GOAL OF THE EXERCISE: Leave the pictures out and write out exactly the lines from the top of the entries through the line containing "line width=1.7pt, rounded".

Records with drawing code:
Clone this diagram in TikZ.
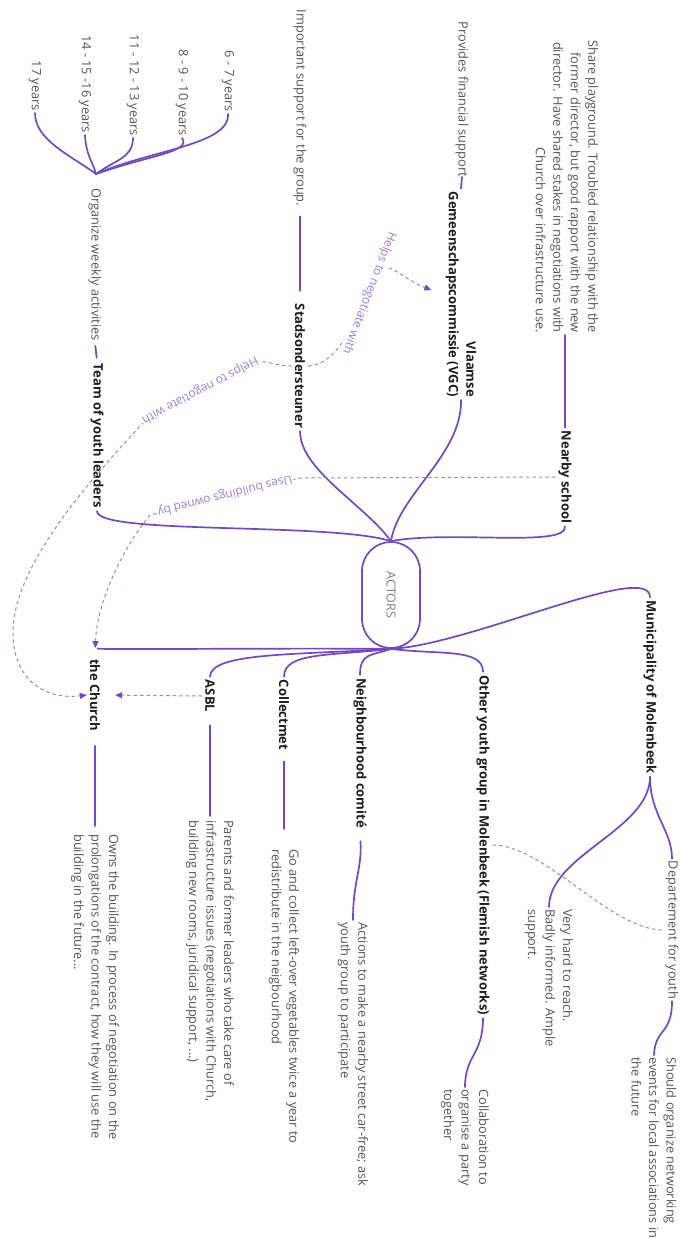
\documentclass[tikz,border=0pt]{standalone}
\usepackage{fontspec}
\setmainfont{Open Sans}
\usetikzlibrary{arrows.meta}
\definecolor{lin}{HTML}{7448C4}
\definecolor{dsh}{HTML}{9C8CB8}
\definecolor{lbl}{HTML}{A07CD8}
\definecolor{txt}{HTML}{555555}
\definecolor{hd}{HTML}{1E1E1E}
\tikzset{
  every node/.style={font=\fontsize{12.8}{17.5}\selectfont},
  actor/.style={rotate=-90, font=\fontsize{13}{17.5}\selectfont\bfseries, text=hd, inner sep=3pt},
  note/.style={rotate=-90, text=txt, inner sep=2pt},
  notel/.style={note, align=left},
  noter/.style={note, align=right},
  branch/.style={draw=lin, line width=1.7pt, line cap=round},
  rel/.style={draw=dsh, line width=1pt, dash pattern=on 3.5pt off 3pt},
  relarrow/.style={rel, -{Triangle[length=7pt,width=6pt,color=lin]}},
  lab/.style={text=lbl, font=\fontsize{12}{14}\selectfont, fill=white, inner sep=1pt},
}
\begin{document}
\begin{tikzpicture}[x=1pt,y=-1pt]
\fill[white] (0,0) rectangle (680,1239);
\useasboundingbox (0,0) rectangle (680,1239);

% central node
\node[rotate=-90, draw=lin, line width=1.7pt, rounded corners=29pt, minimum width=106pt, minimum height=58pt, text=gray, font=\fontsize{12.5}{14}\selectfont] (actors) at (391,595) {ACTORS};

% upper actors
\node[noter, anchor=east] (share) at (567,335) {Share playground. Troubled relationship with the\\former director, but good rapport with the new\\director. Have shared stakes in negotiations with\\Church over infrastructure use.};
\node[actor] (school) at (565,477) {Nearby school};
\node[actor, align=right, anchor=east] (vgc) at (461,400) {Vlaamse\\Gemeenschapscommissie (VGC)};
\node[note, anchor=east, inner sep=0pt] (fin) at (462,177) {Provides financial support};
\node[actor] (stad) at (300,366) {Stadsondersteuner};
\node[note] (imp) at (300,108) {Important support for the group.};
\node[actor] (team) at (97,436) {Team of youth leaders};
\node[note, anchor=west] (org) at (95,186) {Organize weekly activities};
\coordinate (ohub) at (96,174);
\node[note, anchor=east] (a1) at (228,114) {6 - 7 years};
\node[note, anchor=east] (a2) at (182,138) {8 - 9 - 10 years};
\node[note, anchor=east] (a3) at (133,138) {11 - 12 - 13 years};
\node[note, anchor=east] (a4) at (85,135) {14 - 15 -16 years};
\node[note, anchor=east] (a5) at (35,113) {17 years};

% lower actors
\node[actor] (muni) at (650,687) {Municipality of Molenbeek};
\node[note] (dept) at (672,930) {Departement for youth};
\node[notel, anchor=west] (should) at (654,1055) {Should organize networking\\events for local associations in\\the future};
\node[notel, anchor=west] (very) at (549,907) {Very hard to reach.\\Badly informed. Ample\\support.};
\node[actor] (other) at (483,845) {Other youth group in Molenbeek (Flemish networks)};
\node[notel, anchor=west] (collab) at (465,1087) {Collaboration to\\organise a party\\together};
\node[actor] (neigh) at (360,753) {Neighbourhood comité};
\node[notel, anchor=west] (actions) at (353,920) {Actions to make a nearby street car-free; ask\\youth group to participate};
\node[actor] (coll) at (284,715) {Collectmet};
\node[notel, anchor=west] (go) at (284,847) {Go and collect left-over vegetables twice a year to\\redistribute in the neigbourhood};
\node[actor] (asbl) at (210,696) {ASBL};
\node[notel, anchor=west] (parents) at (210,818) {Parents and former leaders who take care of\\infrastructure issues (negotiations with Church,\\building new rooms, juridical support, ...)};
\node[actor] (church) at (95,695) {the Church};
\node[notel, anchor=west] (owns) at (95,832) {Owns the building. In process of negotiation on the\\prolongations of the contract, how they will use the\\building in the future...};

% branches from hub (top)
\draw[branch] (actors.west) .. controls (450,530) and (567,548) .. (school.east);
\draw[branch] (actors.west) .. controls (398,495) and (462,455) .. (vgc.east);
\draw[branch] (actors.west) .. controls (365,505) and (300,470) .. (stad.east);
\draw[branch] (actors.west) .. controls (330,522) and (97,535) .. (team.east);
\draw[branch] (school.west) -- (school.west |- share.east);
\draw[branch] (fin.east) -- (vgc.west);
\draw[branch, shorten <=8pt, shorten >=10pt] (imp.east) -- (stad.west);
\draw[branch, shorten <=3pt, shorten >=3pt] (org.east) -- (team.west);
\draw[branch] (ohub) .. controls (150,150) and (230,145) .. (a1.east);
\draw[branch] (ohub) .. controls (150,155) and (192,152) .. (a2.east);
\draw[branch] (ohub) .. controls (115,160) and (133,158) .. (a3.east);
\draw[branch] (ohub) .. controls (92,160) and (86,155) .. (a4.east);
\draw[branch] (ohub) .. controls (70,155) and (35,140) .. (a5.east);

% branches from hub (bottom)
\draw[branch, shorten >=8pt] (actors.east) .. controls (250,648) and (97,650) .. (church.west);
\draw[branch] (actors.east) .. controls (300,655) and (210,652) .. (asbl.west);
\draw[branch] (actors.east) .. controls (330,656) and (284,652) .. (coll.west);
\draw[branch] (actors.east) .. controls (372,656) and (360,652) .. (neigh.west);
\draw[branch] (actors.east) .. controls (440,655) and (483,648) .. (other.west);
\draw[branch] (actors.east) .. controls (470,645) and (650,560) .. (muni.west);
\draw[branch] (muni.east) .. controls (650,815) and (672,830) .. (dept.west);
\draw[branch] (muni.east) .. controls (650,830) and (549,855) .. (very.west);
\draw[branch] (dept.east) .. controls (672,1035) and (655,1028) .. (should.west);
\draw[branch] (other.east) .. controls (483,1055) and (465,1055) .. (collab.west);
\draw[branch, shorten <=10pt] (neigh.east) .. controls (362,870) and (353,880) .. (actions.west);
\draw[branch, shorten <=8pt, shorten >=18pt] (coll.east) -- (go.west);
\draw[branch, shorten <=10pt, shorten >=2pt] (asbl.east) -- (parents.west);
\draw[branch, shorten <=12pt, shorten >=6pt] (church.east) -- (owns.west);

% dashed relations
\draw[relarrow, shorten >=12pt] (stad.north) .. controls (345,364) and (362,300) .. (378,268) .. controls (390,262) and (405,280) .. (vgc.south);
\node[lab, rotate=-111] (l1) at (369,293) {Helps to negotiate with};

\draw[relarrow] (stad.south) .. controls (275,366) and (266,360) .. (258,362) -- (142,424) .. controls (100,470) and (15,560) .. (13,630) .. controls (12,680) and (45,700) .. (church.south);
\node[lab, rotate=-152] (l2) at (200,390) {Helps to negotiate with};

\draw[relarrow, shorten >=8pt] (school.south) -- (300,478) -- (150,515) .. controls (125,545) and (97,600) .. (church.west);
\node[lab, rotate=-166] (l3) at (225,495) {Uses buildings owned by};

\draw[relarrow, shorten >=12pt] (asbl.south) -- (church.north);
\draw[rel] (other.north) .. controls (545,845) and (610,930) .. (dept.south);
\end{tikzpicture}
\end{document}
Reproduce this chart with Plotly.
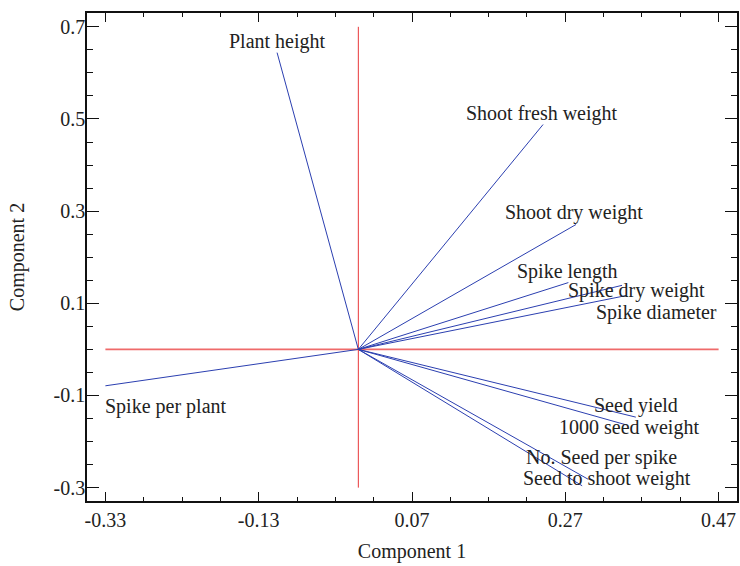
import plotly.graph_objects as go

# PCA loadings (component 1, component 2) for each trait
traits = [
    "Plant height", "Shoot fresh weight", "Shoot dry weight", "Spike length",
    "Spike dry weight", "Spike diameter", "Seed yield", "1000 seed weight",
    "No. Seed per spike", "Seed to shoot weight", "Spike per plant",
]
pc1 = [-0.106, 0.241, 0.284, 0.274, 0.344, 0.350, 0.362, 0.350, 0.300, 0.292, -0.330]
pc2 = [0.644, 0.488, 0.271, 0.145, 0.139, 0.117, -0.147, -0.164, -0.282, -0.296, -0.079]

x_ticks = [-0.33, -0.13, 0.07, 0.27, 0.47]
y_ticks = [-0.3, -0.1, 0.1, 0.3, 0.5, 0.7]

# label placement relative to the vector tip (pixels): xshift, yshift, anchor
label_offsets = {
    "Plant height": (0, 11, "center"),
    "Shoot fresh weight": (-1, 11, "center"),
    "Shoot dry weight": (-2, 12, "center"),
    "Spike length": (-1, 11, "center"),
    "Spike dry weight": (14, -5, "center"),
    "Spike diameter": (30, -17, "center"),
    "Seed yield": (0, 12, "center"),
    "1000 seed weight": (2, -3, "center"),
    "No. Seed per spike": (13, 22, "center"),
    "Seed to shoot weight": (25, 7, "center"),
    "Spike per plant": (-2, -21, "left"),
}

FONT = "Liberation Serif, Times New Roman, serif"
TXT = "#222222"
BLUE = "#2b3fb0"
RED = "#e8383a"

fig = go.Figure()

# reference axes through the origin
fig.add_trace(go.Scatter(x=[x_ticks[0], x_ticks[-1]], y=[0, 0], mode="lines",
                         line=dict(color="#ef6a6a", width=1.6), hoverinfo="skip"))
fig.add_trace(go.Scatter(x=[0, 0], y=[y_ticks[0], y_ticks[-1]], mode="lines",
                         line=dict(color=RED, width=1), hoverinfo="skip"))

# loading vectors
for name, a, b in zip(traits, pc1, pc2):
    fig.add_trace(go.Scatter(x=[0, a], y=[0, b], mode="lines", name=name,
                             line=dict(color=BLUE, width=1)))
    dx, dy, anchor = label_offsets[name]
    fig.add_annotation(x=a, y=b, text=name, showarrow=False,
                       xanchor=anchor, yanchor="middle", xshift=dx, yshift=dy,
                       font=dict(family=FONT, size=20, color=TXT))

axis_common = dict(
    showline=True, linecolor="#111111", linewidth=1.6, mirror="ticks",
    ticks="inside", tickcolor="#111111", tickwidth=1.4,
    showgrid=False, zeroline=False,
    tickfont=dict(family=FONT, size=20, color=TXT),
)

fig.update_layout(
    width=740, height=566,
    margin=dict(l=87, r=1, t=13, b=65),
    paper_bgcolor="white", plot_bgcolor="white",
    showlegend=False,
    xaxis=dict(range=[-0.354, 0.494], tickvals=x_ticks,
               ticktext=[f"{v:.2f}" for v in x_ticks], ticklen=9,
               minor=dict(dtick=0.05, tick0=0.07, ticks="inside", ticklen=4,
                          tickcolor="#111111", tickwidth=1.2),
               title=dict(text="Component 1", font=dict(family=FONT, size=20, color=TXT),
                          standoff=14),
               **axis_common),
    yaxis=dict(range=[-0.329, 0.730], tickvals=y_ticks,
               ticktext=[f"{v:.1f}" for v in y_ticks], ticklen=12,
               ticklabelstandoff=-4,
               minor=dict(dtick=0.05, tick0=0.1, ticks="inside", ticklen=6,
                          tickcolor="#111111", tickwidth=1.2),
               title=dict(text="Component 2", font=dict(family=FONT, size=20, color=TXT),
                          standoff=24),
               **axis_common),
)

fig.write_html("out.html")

SOLUTION:
Clone this diagram in TikZ.
\documentclass[tikz,border=0pt]{standalone}
\usepackage{fontspec}
\setmainfont{Open Sans}
\usetikzlibrary{arrows.meta}
\definecolor{lin}{HTML}{7448C4}
\definecolor{dsh}{HTML}{9C8CB8}
\definecolor{lbl}{HTML}{A07CD8}
\definecolor{txt}{HTML}{555555}
\definecolor{hd}{HTML}{1E1E1E}
\tikzset{
  every node/.style={font=\fontsize{12.8}{17.5}\selectfont},
  actor/.style={rotate=-90, font=\fontsize{13}{17.5}\selectfont\bfseries, text=hd, inner sep=3pt},
  note/.style={rotate=-90, text=txt, inner sep=2pt},
  notel/.style={note, align=left},
  noter/.style={note, align=right},
  branch/.style={draw=lin, line width=1.7pt, line cap=round},
  rel/.style={draw=dsh, line width=1pt, dash pattern=on 3.5pt off 3pt},
  relarrow/.style={rel, -{Triangle[length=7pt,width=6pt,color=lin]}},
  lab/.style={text=lbl, font=\fontsize{12}{14}\selectfont, fill=white, inner sep=1pt},
}
\begin{document}
\begin{tikzpicture}[x=1pt,y=-1pt]
\fill[white] (0,0) rectangle (680,1239);
\useasboundingbox (0,0) rectangle (680,1239);

% central node
\node[rotate=-90, draw=lin, line width=1.7pt, rounded corners=29pt, minimum width=106pt, minimum height=58pt, text=gray, font=\fontsize{12.5}{14}\selectfont] (actors) at (391,595) {ACTORS};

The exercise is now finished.